No te quedes sin ir a la Cruz

No te quedes sin ir a la Cruz

Hacen  falta  muchas  manos para abarcar, levantar y portar una cruz,  como  hacen  falta muchas manos para cuidar un  niño,  sostener una  vida  que  se acaba,  mantener en  pie  proyectos que son de muchos y  por  eso  mismo parece que a nadie le  toca  arrimar  el hombro.  Hoy,  a primeros   de diciembre  de  dos mil  y  tantos, aunque algunos no se lo crean, contamos con un puñado de brazos y manos para levantar la cruz en medio de nuestras plazas y nuestros caminos. Manos y brazos jóvenes, algunos  con  tatuajes, expertos en chatear y, por qué no, también en acariciar, tocar sueños y  agarrarse  a  cuantas  palabras verdaderas pudieran ayudarles a cruzar sus personales ríos. Esta cruz que viene de lejos, ha visto las caras arrasadas  por  las  lágrimas  de madres que perdieron sus hijos en guerras  que  ya  no  salen  en  los noticiarios.

También  nos  trae  esta  cruz, prendidas  de  sus  dos  brazos abiertos, sonrisas blancas de rostros negros, sonrisas de un África que no  hay  quien  la  baje  de  la  cruz porque aun cuenta con algún mineral que expoliarle mientras se dan por sobrantes los millones de víctimas que se sacrificaron al mejor postor en Wall Street. Y como es ancho el abrazo del madero que recuerda al que  a  todos  abrazó,  acogió  y consoló, también cabrán entre sus astillas nuestras propias cuitas, la de los parados cuya mirada pierde día a día el brillo con el que quisieran saludar a sus hijos cuando vuelven a casa. Cómo no va a haber en esta cruz  un  rincón para  los  que  se dejaron entre las botellas o -cartones-  de alcohol, papelinas y  otras  infames promesas  de felicidad instantáneas, las fuerzas  y  las ilusiones  para empezar una vida mejor. Sí, ellos, los que caminan con la espalda encorvada por el peso de su propio pesar, siempre entendieron la cruz y la miraron como una vieja conocida en la que, junto a todos los que  sufre, carne  de nuestra carne y  hueso  de nuestros huesos, cuelga Jesús de Nazaret, el crucificado.

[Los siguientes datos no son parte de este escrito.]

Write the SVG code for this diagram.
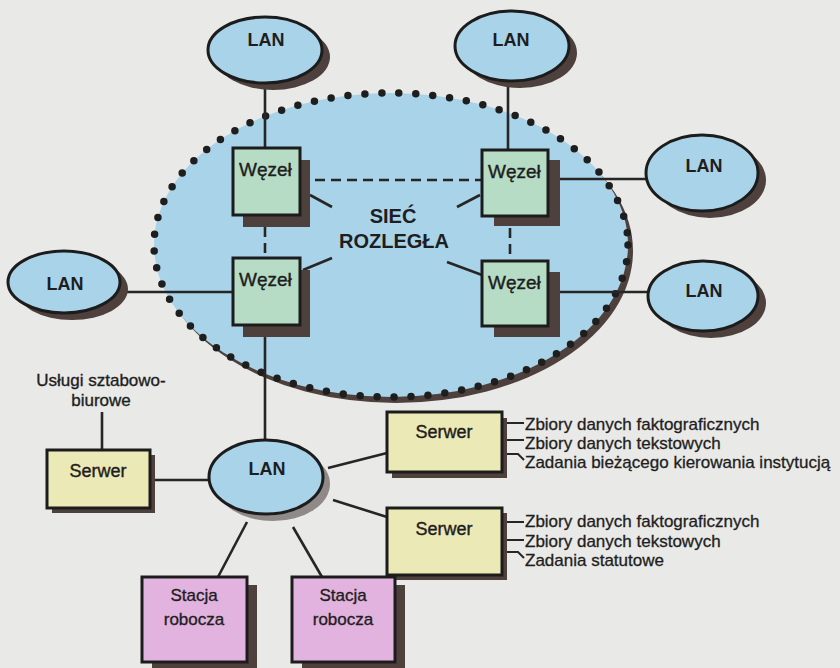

Pero hay también en la cruz, junto a  su  interminable  muro  de lamentaciones, una escala vertical que se levanta hasta el cielo, para animarnos  a  no  quedarnos postrados,  a  no  rendirnos  en  la encrucijada. Ese hilo del que penden, con  suma  debilidad  pero  mucha constancia, las esperanzas humanas de  que  juntos  las  cruces  pesan menos,  de  que  con  mucho compromiso  hasta  podríamos eliminar los dolores evitables que la soledad y el modo de vida indiferente y descreído convierten en inevitables e irresolubles.

Esta es la cruz que nos lleva por las noches de la historia y es la cruz que nos trae de cerca y de más lejos la fuerza imparable de la fraternidad, de la proximidad que se torna en motivo  para quedar, reunirnos, pensar y programar nuevas acciones  que  a tan viejos sufrimientos oponga el bálsamo de la solidaridad. A otros ha salvado,  le  decían  a  Jesucristo colgado del madero, que se salve ahora él mismo. Y no podía, no señor, no podía salvarse a él mismo, porque en aquella cruz nos revelaba la más honda e imperecedera verdad de fe: que nos salvamos juntos, que nos salvamos unos a otros, que Él para eso  ha  venido  y  por  eso,  desde aquella cruz como ahora en la de la Jornada Mundial de la Juventud que recorrerá nuestras calles, no se baja ni se salva sino que clama y nos llama. Esa es la cruz que nos lleva, la misma que nos trae de tumbo en tumbo  la  buena  nueva  de  la liberación.